CORRUPCIÓN NACIONAL Y GOBIERNO MISERABLE

No hay nada nuevo que decir sobre la situación de desgobierno de España desde mi último apunte reflexivo, ni, por desgracia, ninguna observación o juicio de los que arrepentirme. Este Gobierno traidor es un gobierno mediocre que no está, ni mucho menos, a la altura de lo que la circunstancia española demanda. Mentiroso, cobarde y alejado de la justicia, está haciendo pagar a los inocentes los abusos de los delincuentes con sucesivas medidas de la misma repugnante línea.

Lo único nuevo  que quiero hacer notar, como tremebundo y alarmante, es la falsedad o extravío, poco inocente, del diagnóstico vigente sobre el mal que tan torpe e injustamente afronta este Gobierno miserable (porque más aún que torpe e injusto, insisto, es traidor y cobarde): lo que ocurre sólo indirecta y superficialmente tiene que ver con “la crisis económica” nacional o, mucho menos, internacional. Con lo que tiene que ver esencialmente es con la crisis moral de corrupción y latrocinio sistemático.

No hay crisis que valga para explicar este desastre más que el despilfarro, el abuso y el robo a manos llenas de las arcas públicas, o sea, del dinero y el esfuerzo no de todos, sino de los contribuyentes. De manera incontrolada e incontrolable, impune: por completo alejada de un Estado de Derecho donde impera la ley y todos son iguales ante ella. La “democracia” española está corrompida por una rigurosa partidocracia.

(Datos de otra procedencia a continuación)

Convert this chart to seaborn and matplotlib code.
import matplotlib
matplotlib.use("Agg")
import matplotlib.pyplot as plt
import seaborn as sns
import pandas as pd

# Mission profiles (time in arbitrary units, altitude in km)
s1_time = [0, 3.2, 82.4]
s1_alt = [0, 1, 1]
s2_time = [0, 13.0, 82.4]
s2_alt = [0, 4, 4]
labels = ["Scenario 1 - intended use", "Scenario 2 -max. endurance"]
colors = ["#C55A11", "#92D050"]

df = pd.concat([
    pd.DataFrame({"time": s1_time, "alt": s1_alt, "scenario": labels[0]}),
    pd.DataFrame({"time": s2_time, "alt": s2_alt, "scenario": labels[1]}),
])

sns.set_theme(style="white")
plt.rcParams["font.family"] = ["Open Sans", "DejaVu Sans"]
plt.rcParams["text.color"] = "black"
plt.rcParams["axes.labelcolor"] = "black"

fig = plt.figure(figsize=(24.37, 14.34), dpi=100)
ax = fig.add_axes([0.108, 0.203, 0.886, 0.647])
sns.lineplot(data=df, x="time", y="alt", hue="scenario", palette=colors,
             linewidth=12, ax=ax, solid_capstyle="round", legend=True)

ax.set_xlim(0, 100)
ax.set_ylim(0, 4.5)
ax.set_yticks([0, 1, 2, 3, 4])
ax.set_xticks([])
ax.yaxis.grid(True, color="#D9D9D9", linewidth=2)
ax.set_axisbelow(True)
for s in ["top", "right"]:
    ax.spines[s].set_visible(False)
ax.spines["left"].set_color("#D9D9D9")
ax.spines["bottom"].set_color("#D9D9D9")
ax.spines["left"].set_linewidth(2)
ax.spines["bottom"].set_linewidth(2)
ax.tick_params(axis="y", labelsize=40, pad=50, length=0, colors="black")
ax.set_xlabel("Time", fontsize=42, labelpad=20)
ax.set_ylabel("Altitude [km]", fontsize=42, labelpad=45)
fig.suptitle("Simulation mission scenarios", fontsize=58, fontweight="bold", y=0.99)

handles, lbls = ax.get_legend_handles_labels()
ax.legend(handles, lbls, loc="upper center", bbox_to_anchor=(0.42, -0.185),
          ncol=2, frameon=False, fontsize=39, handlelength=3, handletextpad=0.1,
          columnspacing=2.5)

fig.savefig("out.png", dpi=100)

Es tanta la cantidad de representantes del pueblo, políticos y politicastros, en la cancerosa Administración que con su mala administración nos está arruinando  que lo más definitorio que cabe decir de ellos es que, mucho más que representantes, son representativos de la ciudadanía española. Nuestro mal, pues, no es externo ni contingente sino propio e idiosincrásico. No es primariamente económico, sino radicalmente moral; de hecho, la causa de la famosa “burbuja” tanto inmobiliaria como financiera no ha sido sino el irresponsable y codicioso exceso que ha transgredido las reglas de la economía y la prudencia.

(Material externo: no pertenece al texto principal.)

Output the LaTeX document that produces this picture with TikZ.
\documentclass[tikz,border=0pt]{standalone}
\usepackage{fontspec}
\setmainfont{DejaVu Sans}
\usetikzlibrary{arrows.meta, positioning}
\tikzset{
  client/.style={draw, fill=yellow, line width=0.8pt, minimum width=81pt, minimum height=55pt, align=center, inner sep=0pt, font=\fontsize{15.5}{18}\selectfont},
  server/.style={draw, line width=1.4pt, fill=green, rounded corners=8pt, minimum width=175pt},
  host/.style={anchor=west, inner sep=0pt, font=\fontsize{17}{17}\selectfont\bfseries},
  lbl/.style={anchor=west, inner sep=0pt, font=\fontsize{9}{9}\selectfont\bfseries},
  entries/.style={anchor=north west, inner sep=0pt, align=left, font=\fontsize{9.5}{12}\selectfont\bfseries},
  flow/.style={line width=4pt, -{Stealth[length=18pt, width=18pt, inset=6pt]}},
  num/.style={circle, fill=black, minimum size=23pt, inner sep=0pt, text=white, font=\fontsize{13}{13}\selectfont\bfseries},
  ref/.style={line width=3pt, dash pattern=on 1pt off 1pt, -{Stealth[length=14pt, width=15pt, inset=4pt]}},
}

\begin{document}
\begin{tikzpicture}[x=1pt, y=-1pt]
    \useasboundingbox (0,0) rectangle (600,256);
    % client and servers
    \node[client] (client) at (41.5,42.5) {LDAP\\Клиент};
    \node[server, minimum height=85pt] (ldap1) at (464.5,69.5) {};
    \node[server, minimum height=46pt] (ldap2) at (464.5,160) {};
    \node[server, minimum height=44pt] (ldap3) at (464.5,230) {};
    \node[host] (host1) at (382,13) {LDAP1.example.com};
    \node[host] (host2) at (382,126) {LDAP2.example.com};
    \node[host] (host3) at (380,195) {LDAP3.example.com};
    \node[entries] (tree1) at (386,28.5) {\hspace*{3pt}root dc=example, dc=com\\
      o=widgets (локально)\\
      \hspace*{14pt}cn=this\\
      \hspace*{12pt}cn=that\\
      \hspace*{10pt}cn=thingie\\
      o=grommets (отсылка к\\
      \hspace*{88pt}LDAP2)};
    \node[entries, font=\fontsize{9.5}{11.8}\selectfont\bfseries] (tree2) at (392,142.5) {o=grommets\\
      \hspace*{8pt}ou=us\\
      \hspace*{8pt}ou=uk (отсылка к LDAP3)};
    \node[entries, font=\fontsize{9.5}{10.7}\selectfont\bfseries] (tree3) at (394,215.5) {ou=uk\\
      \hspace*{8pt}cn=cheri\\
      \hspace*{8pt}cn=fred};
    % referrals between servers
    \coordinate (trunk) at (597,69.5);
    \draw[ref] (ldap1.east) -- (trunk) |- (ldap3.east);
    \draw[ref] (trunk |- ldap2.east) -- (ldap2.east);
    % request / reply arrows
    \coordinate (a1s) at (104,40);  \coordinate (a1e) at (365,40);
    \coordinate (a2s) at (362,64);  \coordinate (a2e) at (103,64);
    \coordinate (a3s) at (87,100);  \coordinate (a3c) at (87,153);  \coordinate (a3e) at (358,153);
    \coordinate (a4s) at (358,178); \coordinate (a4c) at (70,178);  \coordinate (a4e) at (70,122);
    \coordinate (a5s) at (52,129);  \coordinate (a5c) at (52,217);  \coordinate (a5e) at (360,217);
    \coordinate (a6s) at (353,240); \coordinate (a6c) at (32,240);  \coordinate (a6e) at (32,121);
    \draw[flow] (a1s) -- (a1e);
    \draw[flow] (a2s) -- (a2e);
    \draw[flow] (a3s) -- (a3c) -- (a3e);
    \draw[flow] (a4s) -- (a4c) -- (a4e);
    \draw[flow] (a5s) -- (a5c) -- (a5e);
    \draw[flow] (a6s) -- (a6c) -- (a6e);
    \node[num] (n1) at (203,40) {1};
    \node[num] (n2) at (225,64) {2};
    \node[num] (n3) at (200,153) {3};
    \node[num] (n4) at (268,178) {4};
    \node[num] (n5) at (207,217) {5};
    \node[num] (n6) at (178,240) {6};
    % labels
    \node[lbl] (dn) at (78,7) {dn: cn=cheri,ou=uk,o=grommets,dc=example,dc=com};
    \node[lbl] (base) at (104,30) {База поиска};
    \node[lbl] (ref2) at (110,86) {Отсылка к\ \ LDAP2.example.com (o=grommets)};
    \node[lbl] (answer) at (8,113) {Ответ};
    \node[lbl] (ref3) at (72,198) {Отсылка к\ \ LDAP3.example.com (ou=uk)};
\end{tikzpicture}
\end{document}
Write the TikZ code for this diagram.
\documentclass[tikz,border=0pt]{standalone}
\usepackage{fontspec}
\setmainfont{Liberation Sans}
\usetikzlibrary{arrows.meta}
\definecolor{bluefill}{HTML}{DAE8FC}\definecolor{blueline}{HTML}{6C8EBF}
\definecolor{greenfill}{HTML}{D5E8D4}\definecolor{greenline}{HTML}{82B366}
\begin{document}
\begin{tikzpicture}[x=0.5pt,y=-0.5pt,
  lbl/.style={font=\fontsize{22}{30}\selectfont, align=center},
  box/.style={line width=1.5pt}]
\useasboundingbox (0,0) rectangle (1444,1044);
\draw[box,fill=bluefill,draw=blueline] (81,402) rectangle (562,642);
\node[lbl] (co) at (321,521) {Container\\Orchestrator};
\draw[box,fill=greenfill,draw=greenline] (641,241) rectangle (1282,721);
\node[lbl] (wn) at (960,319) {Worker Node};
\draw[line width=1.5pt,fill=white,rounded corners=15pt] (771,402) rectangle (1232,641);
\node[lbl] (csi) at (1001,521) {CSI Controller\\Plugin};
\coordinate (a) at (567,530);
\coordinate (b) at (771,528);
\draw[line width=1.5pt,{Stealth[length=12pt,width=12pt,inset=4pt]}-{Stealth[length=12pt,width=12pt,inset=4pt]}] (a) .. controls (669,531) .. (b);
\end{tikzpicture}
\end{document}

De “particularismo” endémico hablaba hace un siglo Ortega en su España invertebrada (cada uno a lo suyo, sin respeto ni visión colectiva). Y no nos hemos recuperado. Cuando, en la Transición y primeros años de la democracia, podíamos haber superado el adanismo moral y cultural, “alguien” (con nombre, apellidos, siglas y cómplices) se ha encargado  de que no levantemos cabeza. Para empezar, destruyendo la educación liberadora, dinamitando el sistema educativo con demagogia rastrera. Y, a continuación, dinamitando la división de poderes, o sea, la garantía institucional de un Estado de Derecho donde el imperio de la ley elimine el privilegio. Lo demás, ya digo (“los otros”), es el “co-co”: la cómplice cobardía.


¿Qué nos salvará de esto, o sea, de nosotros mismos? Sólo la abuela, o sea, sólo cabe ya esperar ayuda de la mecánica e inclemente pedagogía de la naturaleza y el destino: a grandes males, grandes remedios; no hay mal que por bien no venga (si se usa la inteligencia); la precisa hace milagros. Así sea, poniendo un último adarme de lucidez y arrestos por nuestra parte, porque la única alternativa a ello sería la ruinosa de la destrucción omnímoda, no por indeseable menos posible ni, por trágica, una posibilidad inédita.